By George H. Wittman on 11.10.06 @ 12:07AM
China is so much better at this than Western investors.
It is de rigeur in international development circles to
extol the virtues of Western investment in and trade with the
developing world. This politically correct theme has been around
for decades. It is dragged out annually during those wonderful
gatherings of government and corporate economic moguls amidst
baroque opulence at exclusive resorts. There they listen to hired
speakers -- and themselves -- discuss the moral and material
rectitude of bringing the world's poor the advantages that these
nobles already have.
The problem is that the "developing nations" of which they speak
are not a monolithic grouping. Sudan clearly is a developing
nation, but frankly no one but the leadership in Khartoum seems to
approve of how it's developing. Whether the United States and Japan
like it or not, North Korea is a developing nation and no one seems
to be rushing to help it develop. Of course China for political
reasons enjoys being referred to as a developing nation, though it
is hard to accept the idea that this great Asian economic power can
be equated with, for instance, Uzbekistan.

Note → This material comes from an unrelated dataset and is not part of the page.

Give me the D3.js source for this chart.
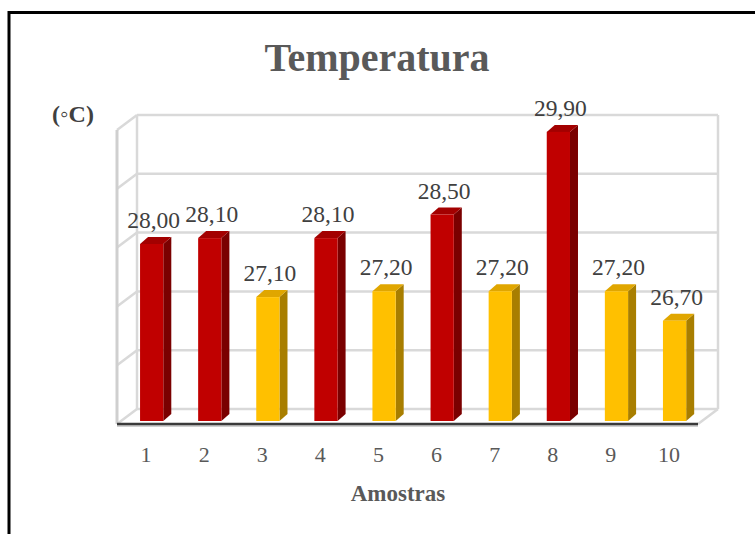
<!DOCTYPE html>
<html>
<head>
<meta charset="utf-8">
<script src="https://cdn.jsdelivr.net/npm/d3@7/dist/d3.min.js"></script>
<style>
  html, body { margin: 0; padding: 0; background: #fff; }
  svg { display: block; }
</style>
</head>
<body>
<svg id="chart" width="755" height="534"></svg>
<script>
const categories = ["1", "2", "3", "4", "5", "6", "7", "8", "9", "10"];
const values = [28.00, 28.10, 27.10, 28.10, 27.20, 28.50, 27.20, 29.90, 27.20, 26.70];
const groups = ["alta", "alta", "baixa", "alta", "baixa", "alta", "baixa", "alta", "baixa", "baixa"];
const yTicks = [25, 26, 27, 28, 29, 30];
const title = "Temperatura";
const xTitle = "Amostras";
const yTitle = "(\u25E6C)";

const svg = d3.select("#chart");
const font = "'Liberation Serif', 'Times New Roman', serif";

// frame
svg.append("rect").attr("x", 9).attr("y", 12.5).attr("width", 800).attr("height", 600)
  .attr("fill", "#fff").attr("stroke", "#000").attr("stroke-width", 3);

// geometry
const depth = { dx: 20, dy: -15 };
const x = d3.scaleBand().domain(categories).range([117, 698]).padding(0);
const yFront = d3.scaleLinear().domain([25, 30]).range([424, 130]);
const yBack = d3.scaleLinear().domain([25, 30]).range([409, 115]);
const yBar = d3.scaleLinear().domain([25, 30]).range([421, 126]);
const xL = x.range()[0], xR = x.range()[1];

const colors = {
  alta:  { front: "#C00000", side: "#7A0000", top: "#A30000" },
  baixa: { front: "#FFC000", side: "#A87E00", top: "#E0A600" }
};

const wallStroke = "#d9d9d9";
const walls = svg.append("g");

walls.selectAll("line.grid").data(yTicks).enter().append("line")
  .attr("x1", xL + depth.dx).attr("x2", xR + depth.dx)
  .attr("y1", d => yBack(d)).attr("y2", d => yBack(d))
  .attr("stroke", wallStroke).attr("stroke-width", 2.5);
walls.selectAll("line.lw").data(yTicks).enter().append("line")
  .attr("x1", xL).attr("x2", xL + depth.dx)
  .attr("y1", d => yFront(d)).attr("y2", d => yBack(d))
  .attr("stroke", wallStroke).attr("stroke-width", 2.5);
walls.append("line").attr("x1", xL + depth.dx).attr("x2", xL + depth.dx)
  .attr("y1", yBack(30)).attr("y2", yBack(25)).attr("stroke", wallStroke).attr("stroke-width", 2.5);
walls.append("line").attr("x1", xR + depth.dx).attr("x2", xR + depth.dx)
  .attr("y1", yBack(30)).attr("y2", yBack(25)).attr("stroke", wallStroke).attr("stroke-width", 2.5);
walls.append("line").attr("x1", xL).attr("x2", xL)
  .attr("y1", yFront(30)).attr("y2", yFront(25)).attr("stroke", "#cfcfcf").attr("stroke-width", 3);
walls.append("line").attr("x1", xR).attr("x2", xR + depth.dx)
  .attr("y1", yFront(25)).attr("y2", yBack(25)).attr("stroke", wallStroke).attr("stroke-width", 2.5);

// bars
const bw = x.bandwidth() * 0.4;
const bOff = 6;
const bd = { dx: 8, dy: -7 };
const bars = svg.append("g").selectAll("g").data(values).enter().append("g");
bars.each(function(v, i) {
  const g = d3.select(this);
  const c = colors[groups[i]];
  const x0 = x(categories[i]) + x.bandwidth() / 2 - bOff;
  const x1 = x0 + bw;
  const yt = yBar(v), yb = yBar(25);
  g.append("path")
    .attr("d", `M${x1},${yt}L${x1 + bd.dx},${yt + bd.dy}L${x1 + bd.dx},${yb + bd.dy}L${x1},${yb}Z`)
    .attr("fill", c.side);
  g.append("path")
    .attr("d", `M${x0},${yt}L${x0 + bd.dx},${yt + bd.dy}L${x1 + bd.dx},${yt + bd.dy}L${x1},${yt}Z`)
    .attr("fill", c.top);
  g.append("rect").attr("x", x0).attr("y", yt).attr("width", bw).attr("height", yb - yt)
    .attr("fill", c.front);
  g.append("text")
    .attr("x", x0 + bw / 2 + 2).attr("y", yt - 16)
    .attr("text-anchor", "middle")
    .attr("font-family", font).attr("font-size", 23.5).attr("fill", "#404040")
    .text(v.toFixed(2).replace(".", ","));
});

// floor front edge
svg.append("line").attr("x1", xL).attr("x2", xR)
  .attr("y1", yFront(25) + 2).attr("y2", yFront(25) + 2)
  .attr("stroke", "#d0d0d0").attr("stroke-width", 2);
svg.append("line").attr("x1", xL).attr("x2", xR)
  .attr("y1", yFront(25)).attr("y2", yFront(25))
  .attr("stroke", "#3a3a3a").attr("stroke-width", 2.5);

// category labels
svg.append("g").selectAll("text").data(categories).enter().append("text")
  .attr("x", d => x(d) + x.bandwidth() / 2)
  .attr("y", 462)
  .attr("text-anchor", "middle")
  .attr("font-family", font).attr("font-size", 22).attr("fill", "#595959")
  .text(d => d);

// titles
svg.append("text").attr("x", 377).attr("y", 71).attr("text-anchor", "middle")
  .attr("font-family", font).attr("font-size", 40).attr("font-weight", "bold").attr("fill", "#595959")
  .text(title);
svg.append("text").attr("x", 398).attr("y", 501).attr("text-anchor", "middle")
  .attr("font-family", font).attr("font-size", 23).attr("font-weight", "bold").attr("fill", "#595959")
  .text(xTitle);
svg.append("text").attr("x", 73).attr("y", 122).attr("text-anchor", "middle")
  .attr("font-family", font).attr("font-size", 24).attr("font-weight", "bold").attr("fill", "#404040")
  .text(yTitle);
</script>
</body>
</html>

The fact is that while there may be several tiers of nations
that can be considered "developing" (and perhaps a separate one
just to satisfy China), investment and development in all these
countries only can be considered on an individual basis. Not only
is this a legal truism, it is an economic and political
necessity.
Recently a striking example of the uniqueness of participating
in the economic growth of an under-developed country was made
excruciatingly clear in Vietnam. A Dutch bank's office in Vietnam
was used as an unwitting intermediary by an ambitious employee of
the national state bank to transfer that bank's money in order to
speculate on foreign exchange for himself.

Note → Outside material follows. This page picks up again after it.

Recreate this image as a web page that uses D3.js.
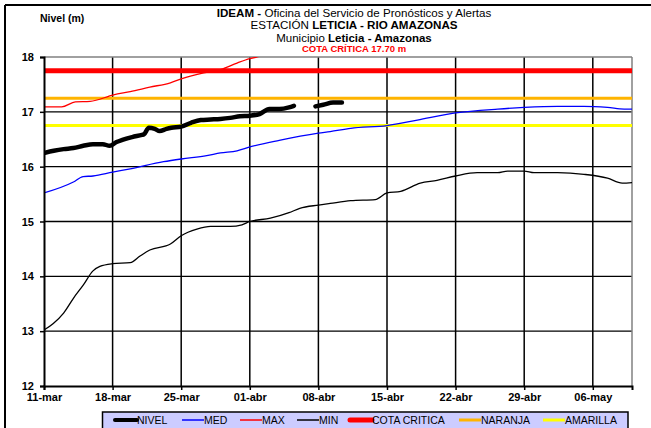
<!DOCTYPE html>
<html>
<head>
<meta charset="utf-8">
<script src="https://cdn.jsdelivr.net/npm/d3@7"></script>
<style>
  html, body { margin: 0; padding: 0; background: #fff; }
  svg { display: block; font-family: Arial, "Liberation Sans", sans-serif; }
</style>
</head>
<body>
<svg id="chart" width="651" height="428"></svg>
<script>
// ---------- DATA (day offsets from 11-mar) ----------
const xTickDays   = [0, 7, 14, 21, 28, 35, 42, 49, 56];
const xTickLabels = ["11-mar", "18-mar", "25-mar", "01-abr", "08-abr", "15-abr", "22-abr", "29-abr", "06-may"];
const yTicks      = [12, 13, 14, 15, 16, 17, 18];

const nivelDays   = [0, 1, 2, 3, 4, 5, 6, 6.7, 7.4, 8, 9, 10, 10.2, 10.7, 11.3, 11.8, 12.5, 13, 14, 15, 16, 17, 18, 19, 20, 21, 22, 23, 24, 25, 25.5, 26.5, 27.7, 28.5, 29.5, 30.4];
const nivelValues = [16.25, 16.29, 16.32, 16.34, 16.38, 16.41, 16.41, 16.38, 16.45, 16.49, 16.54, 16.58, 16.59, 16.71, 16.69, 16.65, 16.69, 16.71, 16.73, 16.80, 16.85, 16.86, 16.87, 16.89, 16.92, 16.93, 16.96, 17.05, 17.05, 17.08, 17.11, null, 17.10, 17.13, 17.17, 17.17];

const medDays     = [0, 3, 4, 5, 7, 8.8, 12.2, 14, 16.6, 18, 19.7, 21, 24, 28, 29.2, 31.3, 35, 38.1, 42, 46.3, 49, 52.4, 55.1, 57.5, 59.2, 60];
const medValues   = [15.52, 15.72, 15.82, 15.83, 15.90, 15.96, 16.09, 16.14, 16.20, 16.25, 16.29, 16.36, 16.48, 16.61, 16.64, 16.70, 16.75, 16.85, 16.98, 17.05, 17.08, 17.10, 17.10, 17.08, 17.05, 17.05];

const maxDays     = [0, 1.8, 3.2, 4.7, 7.1, 8.8, 10.8, 12.9, 14, 16.3, 18, 19.7, 21, 22, 24];
const maxValues   = [17.09, 17.09, 17.18, 17.19, 17.31, 17.37, 17.45, 17.53, 17.60, 17.71, 17.77, 17.89, 17.97, 18.01, 18.10];

const minDays     = [0, 0.95, 2, 3, 4, 5, 5.7, 7, 8.8, 9.8, 10.8, 12.9, 14, 15.6, 17, 19, 20.2, 21, 23.1, 25, 26.1, 28, 29.2, 31.3, 33.8, 35, 36.4, 38.4, 40.1, 42, 44.2, 46.3, 47.3, 49, 50, 52.4, 55.1, 57.5, 59, 60];
const minValues   = [13.02, 13.14, 13.33, 13.60, 13.84, 14.10, 14.18, 14.23, 14.25, 14.37, 14.48, 14.59, 14.74, 14.86, 14.91, 14.91, 14.94, 15.00, 15.06, 15.16, 15.24, 15.30, 15.33, 15.38, 15.40, 15.52, 15.55, 15.70, 15.75, 15.83, 15.89, 15.89, 15.92, 15.92, 15.89, 15.89, 15.86, 15.79, 15.70, 15.71];

const cotaCritica = 17.75;
const naranja     = 17.25;
const amarilla    = 16.75;

const legendNames = ["NIVEL", "MED", "MAX", "MIN", "COTA CRITICA", "NARANJA", "AMARILLA"];

// ---------- DRAWING ----------
const svg = d3.select("#chart");
const W = 651, H = 428;
const plot = { left: 44, right: 632, top: 57, bottom: 386 };

const x = d3.scaleLinear().domain([0, 60]).range([plot.left, plot.right]);
const y = d3.scaleLinear().domain([12, 18]).range([plot.bottom, plot.top]);

// outer frame (top and left)
svg.append("line").attr("x1", 5).attr("x2", W).attr("y1", 5).attr("y2", 5)
  .attr("stroke", "#000").attr("stroke-width", 2);
svg.append("line").attr("x1", 5).attr("x2", 5).attr("y1", 5).attr("y2", H)
  .attr("stroke", "#000").attr("stroke-width", 2);

// titles
const tcx = 354;
const t1 = svg.append("text").attr("x", tcx).attr("y", 17).attr("text-anchor", "middle").attr("font-size", 11.6);
t1.append("tspan").attr("font-weight", "bold").text("IDEAM - ");
t1.append("tspan").text("Oficina del Servicio de Pronósticos y Alertas");
const t2 = svg.append("text").attr("x", tcx).attr("y", 28.5).attr("text-anchor", "middle").attr("font-size", 11.6);
t2.append("tspan").text("ESTACIÓN ");
t2.append("tspan").attr("font-weight", "bold").text("LETICIA  - RIO AMAZONAS");
const t3 = svg.append("text").attr("x", tcx).attr("y", 41.5).attr("text-anchor", "middle").attr("font-size", 11.5);
t3.append("tspan").text("Municipio ");
t3.append("tspan").attr("font-weight", "bold").text("Leticia - Amazonas");
svg.append("text").attr("x", tcx).attr("y", 52).attr("text-anchor", "middle")
  .attr("font-size", 9.5).attr("font-weight", "bold").attr("fill", "#ff0000")
  .text("COTA CRÍTICA 17.70 m");

svg.append("text").attr("x", 40).attr("y", 22).attr("font-size", 10.5).attr("font-weight", "bold")
  .text("Nivel (m)");

// gridlines
const g = svg.append("g");
g.selectAll(".hg").data(yTicks.filter(v => v > 12 && v < 18)).enter().append("line")
  .attr("x1", plot.left).attr("x2", plot.right)
  .attr("y1", d => y(d)).attr("y2", d => y(d))
  .attr("stroke", "#000").attr("stroke-width", 1.3);
g.selectAll(".vg").data(xTickDays.filter(d => d > 0)).enter().append("line")
  .attr("x1", d => x(d)).attr("x2", d => x(d))
  .attr("y1", plot.top).attr("y2", plot.bottom)
  .attr("stroke", "#000").attr("stroke-width", 1.5);
// top and right border (grey)
g.append("line").attr("x1", plot.left).attr("x2", plot.right).attr("y1", plot.top).attr("y2", plot.top)
  .attr("stroke", "#808080").attr("stroke-width", 1.5);
g.append("line").attr("x1", plot.right).attr("x2", plot.right).attr("y1", plot.top).attr("y2", plot.bottom)
  .attr("stroke", "#808080").attr("stroke-width", 1.5);

// clip
svg.append("clipPath").attr("id", "clip").append("rect")
  .attr("x", plot.left).attr("y", plot.top).attr("width", plot.right - plot.left).attr("height", plot.bottom - plot.top);

const series = svg.append("g").attr("clip-path", "url(#clip)");

// threshold lines
const thresholds = [
  { v: amarilla, color: "#ffff00", w: 3 },
  { v: naranja, color: "#ffb400", w: 3 },
  { v: cotaCritica, color: "#ff0000", w: 5 }
];
series.selectAll(".th").data(thresholds).enter().append("line")
  .attr("x1", plot.left).attr("x2", plot.right)
  .attr("y1", d => y(d.v)).attr("y2", d => y(d.v))
  .attr("stroke", d => d.color).attr("stroke-width", d => d.w);

function zip(days, vals) { return days.map((d, i) => ({ d, v: vals[i] })); }
const line = d3.line().defined(p => p.v != null).x(p => x(p.d)).y(p => y(p.v)).curve(d3.curveMonotoneX);

const lines = [
  { data: zip(minDays, minValues), color: "#000", w: 1.3 },
  { data: zip(medDays, medValues), color: "#0000ff", w: 1.3 },
  { data: zip(maxDays, maxValues), color: "#ff0000", w: 1.3 },
  { data: zip(nivelDays, nivelValues), color: "#000", w: 4.5 }
];
series.selectAll(".ln").data(lines).enter().append("path")
  .attr("d", d => line(d.data)).attr("fill", "none")
  .attr("stroke", d => d.color).attr("stroke-width", d => d.w)
  .attr("stroke-linejoin", "round").attr("stroke-linecap", "round");

// axes
const yAxis = d3.axisLeft(y).tickValues(yTicks).tickSize(4).tickFormat(d3.format("d"));
const ya = svg.append("g").attr("transform", `translate(${plot.left},0)`).call(yAxis);
ya.select(".domain").attr("stroke", "#000").attr("stroke-width", 2);
ya.selectAll(".tick line").attr("stroke", "#000").attr("stroke-width", 1.5);
ya.selectAll(".tick text").attr("font-size", 11).attr("font-weight", "bold")
  .attr("font-family", "Arial, 'Liberation Sans', sans-serif").attr("fill", "#000").attr("x", -10);

const xAxis = d3.axisBottom(x).tickValues(xTickDays).tickSize(4).tickFormat((d, i) => xTickLabels[i]);
const xa = svg.append("g").attr("transform", `translate(0,${plot.bottom})`).call(xAxis);
xa.select(".domain").attr("stroke", "#000").attr("stroke-width", 2);
xa.selectAll(".tick line").attr("stroke", "#000").attr("stroke-width", 1.5);
xa.selectAll(".tick text").attr("font-size", 11).attr("font-weight", "bold")
  .attr("font-family", "Arial, 'Liberation Sans', sans-serif").attr("fill", "#000").attr("y", 7);

// legend
const lg = svg.append("g");
lg.append("rect").attr("x", 102.5).attr("y", 412).attr("width", 525.5).attr("height", 30)
  .attr("fill", "#ccccff").attr("stroke", "#000").attr("stroke-width", 1.5);
const legendStyle = [
  { color: "#000", w: 4 }, { color: "#0000ff", w: 1.5 }, { color: "#ff0000", w: 1.5 },
  { color: "#000", w: 1.5 }, { color: "#ff0000", w: 5 }, { color: "#ffb400", w: 3 }, { color: "#ffff00", w: 3 }
];
const legendX = [115, 182, 240, 297, 350, 459, 543];
const ly = 420;
legendNames.forEach((name, i) => {
  lg.append("line").attr("x1", legendX[i]).attr("x2", legendX[i] + 22).attr("y1", ly).attr("y2", ly)
    .attr("stroke", legendStyle[i].color).attr("stroke-width", legendStyle[i].w)
    .attr("stroke-linecap", i === 0 || i === 4 ? "round" : "butt");
  lg.append("text").attr("x", legendX[i] + 22).attr("y", ly + 4).attr("font-size", 10.5).text(name);
});
</script>
</body>
</html>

Unfortunately for all concerned the forex market took a tumble
and the state bank found itself short $5.4 million. The state bank
employee and two local workers of the Dutch bank were jailed. The
Vietnamese authorities then took the matter a step further by
suggesting they might release the jailed, but untried, local
staffers of the Dutch bank if the losses were covered by the Dutch
concern.
The law under which the Vietnamese acted is one of those
communist state devices that permit the government to criminally
charge any entity that causes an economic loss to the country, even
though the Dutch bank was a completely unwitting participant. Not
exactly a way to encourage investment and trade with this
developing nation.
There is no doubt that these industrially poorer nations of the
world need help in struggling up the ladder of economic
development. It is specious, however, to argue moral
responsibility. The world is still divided along a nation-state
basis. Countries operate in their own self-interest. If aid to the
so-called developing nations is to be successful, it must be
tangibly beneficial to the "developed" world's economic and
political structure on a national basis.
Perhaps the best example of this pragmatic approach to aid has
been China. The Chinese have declared in self-serving general terms
they will be the source of billions of dollars of assistance to
their "brothers" in Africa. They have offered their assistance in
the international sphere claiming they can be counted on to support
African interests in the United Nations -- again in the broadest
terms.
Most importantly, China has announced at its recent African
summit meeting in Beijing that China will be a dependable and major
trading partner. African raw materials are to be imported and
Chinese manufactured goods and industrial development projects to
be exported in return. Now that's a plan to warm any capitalist's
heart -- and there wasn't a single pseudo-altruistic businessman
present -- unless you count the various African politicians,
themselves.
This is the frame of the future extended relationship between
China and the nations of Africa. The deals will be cut on the lower
level in such a manner as to be beneficial to both parties. The
traditional requirements of personal advantage will be satisfied
where necessary and called whatever is deemed appropriate at the
time. China has no Foreign Corrupt Practices Act, nor does it need
it.
The ironic thing is that Africa will benefit substantially from
modern China's ancient approach to trade and investment. The
Chinese have been in the business of international trade for over
five thousand years. They do not suffer the pangs of embarrassment
over their newly found wealth nor guilt of past colonial
exploitation. They meet each of their "developing" brother states
as equals. Of course as in all things Beijing views itself the more
equal. Don't take it personally; it's just business!